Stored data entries
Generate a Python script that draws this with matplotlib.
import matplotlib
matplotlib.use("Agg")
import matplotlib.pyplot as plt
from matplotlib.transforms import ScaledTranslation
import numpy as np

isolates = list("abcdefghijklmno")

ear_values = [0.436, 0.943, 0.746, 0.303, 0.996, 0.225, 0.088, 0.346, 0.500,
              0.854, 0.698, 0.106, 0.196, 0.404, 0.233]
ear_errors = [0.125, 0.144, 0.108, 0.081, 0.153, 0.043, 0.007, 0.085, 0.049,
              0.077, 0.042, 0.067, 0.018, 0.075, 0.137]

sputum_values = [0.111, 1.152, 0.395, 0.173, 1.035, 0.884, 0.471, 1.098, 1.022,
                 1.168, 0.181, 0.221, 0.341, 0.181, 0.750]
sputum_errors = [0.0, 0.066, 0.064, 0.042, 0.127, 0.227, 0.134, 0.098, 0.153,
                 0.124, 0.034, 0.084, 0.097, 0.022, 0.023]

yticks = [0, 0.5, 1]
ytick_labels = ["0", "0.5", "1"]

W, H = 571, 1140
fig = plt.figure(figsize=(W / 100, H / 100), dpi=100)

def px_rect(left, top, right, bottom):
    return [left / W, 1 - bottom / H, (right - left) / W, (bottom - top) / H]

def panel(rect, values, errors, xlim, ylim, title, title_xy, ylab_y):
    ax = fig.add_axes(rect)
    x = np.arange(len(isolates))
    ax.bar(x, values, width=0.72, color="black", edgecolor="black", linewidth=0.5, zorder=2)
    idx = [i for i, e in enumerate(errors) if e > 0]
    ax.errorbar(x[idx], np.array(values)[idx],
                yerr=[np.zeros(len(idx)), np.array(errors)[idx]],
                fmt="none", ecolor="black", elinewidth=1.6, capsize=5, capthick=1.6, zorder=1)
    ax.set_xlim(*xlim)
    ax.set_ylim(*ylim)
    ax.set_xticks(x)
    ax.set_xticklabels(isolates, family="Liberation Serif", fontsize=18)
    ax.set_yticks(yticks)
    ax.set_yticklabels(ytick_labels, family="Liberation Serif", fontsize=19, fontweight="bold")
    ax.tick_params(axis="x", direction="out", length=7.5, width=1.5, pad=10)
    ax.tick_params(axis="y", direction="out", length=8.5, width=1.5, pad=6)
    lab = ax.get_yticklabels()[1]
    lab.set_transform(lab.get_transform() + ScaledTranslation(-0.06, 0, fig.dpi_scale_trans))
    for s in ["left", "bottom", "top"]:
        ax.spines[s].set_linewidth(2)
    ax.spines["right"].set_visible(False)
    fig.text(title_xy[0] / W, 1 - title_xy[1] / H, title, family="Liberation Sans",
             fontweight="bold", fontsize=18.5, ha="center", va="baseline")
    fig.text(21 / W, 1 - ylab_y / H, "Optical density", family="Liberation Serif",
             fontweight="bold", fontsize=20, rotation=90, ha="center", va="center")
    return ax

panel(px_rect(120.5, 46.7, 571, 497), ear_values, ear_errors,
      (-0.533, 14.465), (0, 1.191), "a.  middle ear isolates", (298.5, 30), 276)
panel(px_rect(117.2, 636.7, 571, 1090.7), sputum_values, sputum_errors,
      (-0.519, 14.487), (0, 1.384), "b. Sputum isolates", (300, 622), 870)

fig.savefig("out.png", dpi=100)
==
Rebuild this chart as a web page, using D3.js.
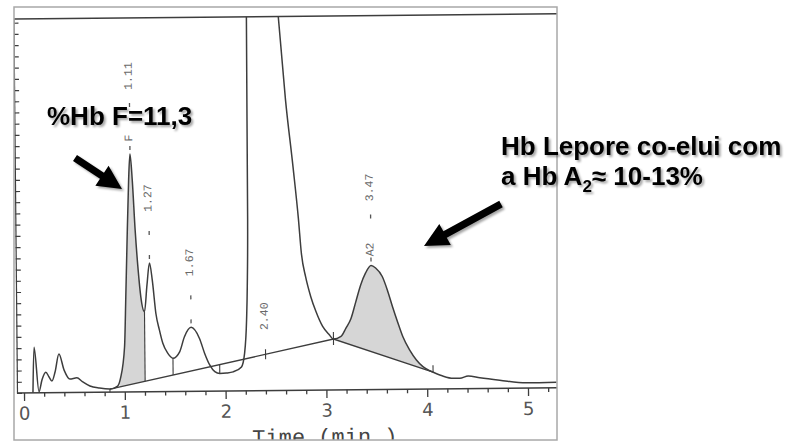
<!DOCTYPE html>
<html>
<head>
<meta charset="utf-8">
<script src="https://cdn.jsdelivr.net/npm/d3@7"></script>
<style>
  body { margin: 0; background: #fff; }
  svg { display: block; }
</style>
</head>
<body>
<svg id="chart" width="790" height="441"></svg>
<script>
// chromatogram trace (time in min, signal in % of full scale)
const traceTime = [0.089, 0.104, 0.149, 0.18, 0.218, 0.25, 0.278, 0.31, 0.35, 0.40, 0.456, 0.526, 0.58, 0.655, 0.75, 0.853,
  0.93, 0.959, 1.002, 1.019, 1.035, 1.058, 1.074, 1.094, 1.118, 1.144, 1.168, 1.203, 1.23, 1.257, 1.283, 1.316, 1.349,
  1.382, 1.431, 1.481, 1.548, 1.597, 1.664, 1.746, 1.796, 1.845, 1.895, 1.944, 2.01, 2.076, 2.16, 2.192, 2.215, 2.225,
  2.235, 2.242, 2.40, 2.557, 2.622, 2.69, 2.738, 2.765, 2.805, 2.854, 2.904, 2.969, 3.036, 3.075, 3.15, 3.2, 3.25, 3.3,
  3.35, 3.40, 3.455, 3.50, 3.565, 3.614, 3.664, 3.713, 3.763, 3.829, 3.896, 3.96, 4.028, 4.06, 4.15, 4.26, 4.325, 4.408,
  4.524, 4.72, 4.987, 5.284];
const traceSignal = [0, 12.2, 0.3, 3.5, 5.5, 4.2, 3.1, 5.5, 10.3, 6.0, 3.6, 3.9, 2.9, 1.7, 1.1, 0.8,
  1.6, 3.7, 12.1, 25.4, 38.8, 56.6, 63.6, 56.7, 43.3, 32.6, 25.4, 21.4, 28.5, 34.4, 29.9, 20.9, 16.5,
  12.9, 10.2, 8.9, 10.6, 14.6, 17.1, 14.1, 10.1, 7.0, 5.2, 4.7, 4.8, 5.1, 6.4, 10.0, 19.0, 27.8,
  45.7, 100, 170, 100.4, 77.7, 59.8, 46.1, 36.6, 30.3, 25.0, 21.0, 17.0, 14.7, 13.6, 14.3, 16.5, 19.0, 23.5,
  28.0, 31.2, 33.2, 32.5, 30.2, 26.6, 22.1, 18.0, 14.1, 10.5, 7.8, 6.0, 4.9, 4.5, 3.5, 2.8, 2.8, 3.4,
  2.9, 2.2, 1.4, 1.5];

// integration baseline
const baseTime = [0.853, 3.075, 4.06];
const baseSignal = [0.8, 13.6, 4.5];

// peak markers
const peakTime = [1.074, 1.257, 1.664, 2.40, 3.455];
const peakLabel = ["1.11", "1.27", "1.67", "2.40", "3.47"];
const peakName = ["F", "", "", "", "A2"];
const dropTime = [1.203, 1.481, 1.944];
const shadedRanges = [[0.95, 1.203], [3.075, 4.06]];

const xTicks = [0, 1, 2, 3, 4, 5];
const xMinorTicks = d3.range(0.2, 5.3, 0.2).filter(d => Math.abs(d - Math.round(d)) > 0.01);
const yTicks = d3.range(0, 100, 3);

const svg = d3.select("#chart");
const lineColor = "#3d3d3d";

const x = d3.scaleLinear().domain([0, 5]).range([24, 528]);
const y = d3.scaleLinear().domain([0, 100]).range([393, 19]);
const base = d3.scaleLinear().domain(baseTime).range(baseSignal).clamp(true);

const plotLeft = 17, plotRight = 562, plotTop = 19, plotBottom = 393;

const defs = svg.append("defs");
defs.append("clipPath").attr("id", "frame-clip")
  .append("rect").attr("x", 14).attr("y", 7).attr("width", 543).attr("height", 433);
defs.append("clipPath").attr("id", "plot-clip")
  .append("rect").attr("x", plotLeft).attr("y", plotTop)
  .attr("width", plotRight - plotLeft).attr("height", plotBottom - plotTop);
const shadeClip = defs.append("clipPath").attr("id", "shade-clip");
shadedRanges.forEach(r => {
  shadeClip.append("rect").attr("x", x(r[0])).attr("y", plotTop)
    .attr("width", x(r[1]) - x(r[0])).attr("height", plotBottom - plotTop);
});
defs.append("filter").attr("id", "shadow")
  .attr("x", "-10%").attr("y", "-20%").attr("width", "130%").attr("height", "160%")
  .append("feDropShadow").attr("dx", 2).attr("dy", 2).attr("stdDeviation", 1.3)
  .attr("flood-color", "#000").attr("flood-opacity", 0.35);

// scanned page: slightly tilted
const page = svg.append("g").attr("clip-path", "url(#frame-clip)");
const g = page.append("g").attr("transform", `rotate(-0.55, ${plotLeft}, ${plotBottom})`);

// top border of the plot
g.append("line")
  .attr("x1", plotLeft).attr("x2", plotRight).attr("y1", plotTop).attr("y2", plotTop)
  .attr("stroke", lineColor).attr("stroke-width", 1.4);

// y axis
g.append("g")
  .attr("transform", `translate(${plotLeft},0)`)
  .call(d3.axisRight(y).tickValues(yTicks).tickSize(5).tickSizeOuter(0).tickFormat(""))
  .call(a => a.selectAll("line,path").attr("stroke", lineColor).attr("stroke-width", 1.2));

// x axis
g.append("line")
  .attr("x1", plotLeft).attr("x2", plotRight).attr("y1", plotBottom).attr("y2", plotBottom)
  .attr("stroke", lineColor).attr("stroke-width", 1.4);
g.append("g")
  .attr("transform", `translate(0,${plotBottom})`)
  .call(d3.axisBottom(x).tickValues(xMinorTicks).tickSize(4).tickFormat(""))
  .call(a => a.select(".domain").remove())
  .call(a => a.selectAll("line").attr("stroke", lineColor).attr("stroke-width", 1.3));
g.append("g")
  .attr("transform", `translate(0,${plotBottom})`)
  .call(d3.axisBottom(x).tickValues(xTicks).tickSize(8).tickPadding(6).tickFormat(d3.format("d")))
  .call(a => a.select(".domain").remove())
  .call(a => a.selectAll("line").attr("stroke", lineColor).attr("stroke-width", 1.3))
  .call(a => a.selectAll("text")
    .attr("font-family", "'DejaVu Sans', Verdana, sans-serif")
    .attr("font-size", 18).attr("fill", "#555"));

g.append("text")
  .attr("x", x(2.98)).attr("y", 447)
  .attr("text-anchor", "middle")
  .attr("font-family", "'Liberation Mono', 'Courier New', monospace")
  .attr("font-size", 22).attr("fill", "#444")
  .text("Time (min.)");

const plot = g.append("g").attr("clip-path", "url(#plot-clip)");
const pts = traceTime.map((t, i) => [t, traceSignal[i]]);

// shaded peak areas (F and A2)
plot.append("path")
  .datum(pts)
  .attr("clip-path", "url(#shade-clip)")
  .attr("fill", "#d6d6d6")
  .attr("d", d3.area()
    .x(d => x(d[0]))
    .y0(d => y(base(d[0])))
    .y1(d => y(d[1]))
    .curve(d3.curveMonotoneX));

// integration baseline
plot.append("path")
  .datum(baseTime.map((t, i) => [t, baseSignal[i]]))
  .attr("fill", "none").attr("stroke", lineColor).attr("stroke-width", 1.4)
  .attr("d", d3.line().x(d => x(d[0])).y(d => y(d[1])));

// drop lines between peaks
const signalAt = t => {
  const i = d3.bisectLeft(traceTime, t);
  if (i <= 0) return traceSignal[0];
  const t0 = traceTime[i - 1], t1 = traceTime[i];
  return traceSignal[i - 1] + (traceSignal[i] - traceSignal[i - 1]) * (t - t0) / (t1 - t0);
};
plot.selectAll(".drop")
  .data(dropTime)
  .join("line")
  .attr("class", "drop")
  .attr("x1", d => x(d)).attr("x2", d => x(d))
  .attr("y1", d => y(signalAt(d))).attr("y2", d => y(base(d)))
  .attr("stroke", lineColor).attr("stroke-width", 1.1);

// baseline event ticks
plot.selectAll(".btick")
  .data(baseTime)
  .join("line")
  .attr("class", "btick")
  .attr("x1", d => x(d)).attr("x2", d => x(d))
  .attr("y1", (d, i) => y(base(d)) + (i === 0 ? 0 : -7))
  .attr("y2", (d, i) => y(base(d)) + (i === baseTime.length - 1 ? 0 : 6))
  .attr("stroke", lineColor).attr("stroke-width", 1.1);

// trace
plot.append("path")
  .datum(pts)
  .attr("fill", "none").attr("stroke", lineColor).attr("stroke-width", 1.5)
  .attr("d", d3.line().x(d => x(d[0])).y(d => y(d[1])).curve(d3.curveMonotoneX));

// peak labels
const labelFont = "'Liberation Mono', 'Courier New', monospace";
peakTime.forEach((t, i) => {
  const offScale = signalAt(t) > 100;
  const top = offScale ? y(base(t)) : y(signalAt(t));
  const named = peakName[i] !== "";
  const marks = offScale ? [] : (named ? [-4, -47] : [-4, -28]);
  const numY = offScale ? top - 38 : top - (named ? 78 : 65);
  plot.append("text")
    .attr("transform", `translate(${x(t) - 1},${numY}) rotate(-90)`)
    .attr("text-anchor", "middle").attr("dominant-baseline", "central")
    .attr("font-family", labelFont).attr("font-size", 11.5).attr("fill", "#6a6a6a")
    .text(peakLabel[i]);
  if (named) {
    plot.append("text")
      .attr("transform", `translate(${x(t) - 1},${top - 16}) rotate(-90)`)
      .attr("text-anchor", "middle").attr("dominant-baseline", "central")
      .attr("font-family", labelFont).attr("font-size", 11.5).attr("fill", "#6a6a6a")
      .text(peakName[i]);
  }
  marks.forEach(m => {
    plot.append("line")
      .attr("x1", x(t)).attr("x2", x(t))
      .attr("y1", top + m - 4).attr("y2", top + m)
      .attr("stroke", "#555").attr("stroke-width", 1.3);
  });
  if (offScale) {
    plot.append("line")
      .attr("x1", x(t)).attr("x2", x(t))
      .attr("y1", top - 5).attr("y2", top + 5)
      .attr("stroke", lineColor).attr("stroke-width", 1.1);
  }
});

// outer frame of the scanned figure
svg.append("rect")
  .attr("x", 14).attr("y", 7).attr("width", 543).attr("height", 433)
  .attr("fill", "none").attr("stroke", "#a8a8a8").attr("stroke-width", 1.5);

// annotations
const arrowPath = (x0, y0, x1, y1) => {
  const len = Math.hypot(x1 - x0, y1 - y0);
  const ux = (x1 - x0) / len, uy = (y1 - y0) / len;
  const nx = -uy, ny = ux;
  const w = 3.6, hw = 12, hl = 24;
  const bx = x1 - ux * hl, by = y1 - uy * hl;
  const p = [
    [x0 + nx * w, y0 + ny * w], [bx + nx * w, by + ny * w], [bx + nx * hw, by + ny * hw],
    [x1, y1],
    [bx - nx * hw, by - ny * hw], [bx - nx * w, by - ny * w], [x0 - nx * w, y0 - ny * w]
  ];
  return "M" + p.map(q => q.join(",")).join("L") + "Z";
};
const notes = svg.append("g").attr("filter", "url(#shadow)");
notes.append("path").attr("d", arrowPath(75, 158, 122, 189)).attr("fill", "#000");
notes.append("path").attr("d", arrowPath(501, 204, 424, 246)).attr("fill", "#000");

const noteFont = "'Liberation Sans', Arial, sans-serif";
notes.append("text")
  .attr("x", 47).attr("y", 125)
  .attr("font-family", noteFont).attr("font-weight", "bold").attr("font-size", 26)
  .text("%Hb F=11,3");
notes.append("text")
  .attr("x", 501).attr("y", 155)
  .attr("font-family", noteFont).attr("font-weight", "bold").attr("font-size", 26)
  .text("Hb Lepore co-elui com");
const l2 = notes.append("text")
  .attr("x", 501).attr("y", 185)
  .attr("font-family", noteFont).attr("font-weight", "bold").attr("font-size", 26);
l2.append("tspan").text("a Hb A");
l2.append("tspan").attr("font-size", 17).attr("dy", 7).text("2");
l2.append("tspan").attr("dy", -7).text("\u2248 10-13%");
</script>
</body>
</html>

**YOUR OBJECTIVE**
Repeat, exactly as they stand above, the lines from the line with "Generate a Python" to the line with "return [left /", both lines included.

**TASK ANSWER**
Generate a Python script that draws this with matplotlib.
import matplotlib
matplotlib.use("Agg")
import matplotlib.pyplot as plt
from matplotlib.transforms import ScaledTranslation
import numpy as np

isolates = list("abcdefghijklmno")

ear_values = [0.436, 0.943, 0.746, 0.303, 0.996, 0.225, 0.088, 0.346, 0.500,
              0.854, 0.698, 0.106, 0.196, 0.404, 0.233]
ear_errors = [0.125, 0.144, 0.108, 0.081, 0.153, 0.043, 0.007, 0.085, 0.049,
              0.077, 0.042, 0.067, 0.018, 0.075, 0.137]

sputum_values = [0.111, 1.152, 0.395, 0.173, 1.035, 0.884, 0.471, 1.098, 1.022,
                 1.168, 0.181, 0.221, 0.341, 0.181, 0.750]
sputum_errors = [0.0, 0.066, 0.064, 0.042, 0.127, 0.227, 0.134, 0.098, 0.153,
                 0.124, 0.034, 0.084, 0.097, 0.022, 0.023]

yticks = [0, 0.5, 1]
ytick_labels = ["0", "0.5", "1"]

W, H = 571, 1140
fig = plt.figure(figsize=(W / 100, H / 100), dpi=100)

def px_rect(left, top, right, bottom):
    return [left / W, 1 - bottom / H, (right - left) / W, (bottom - top) / H]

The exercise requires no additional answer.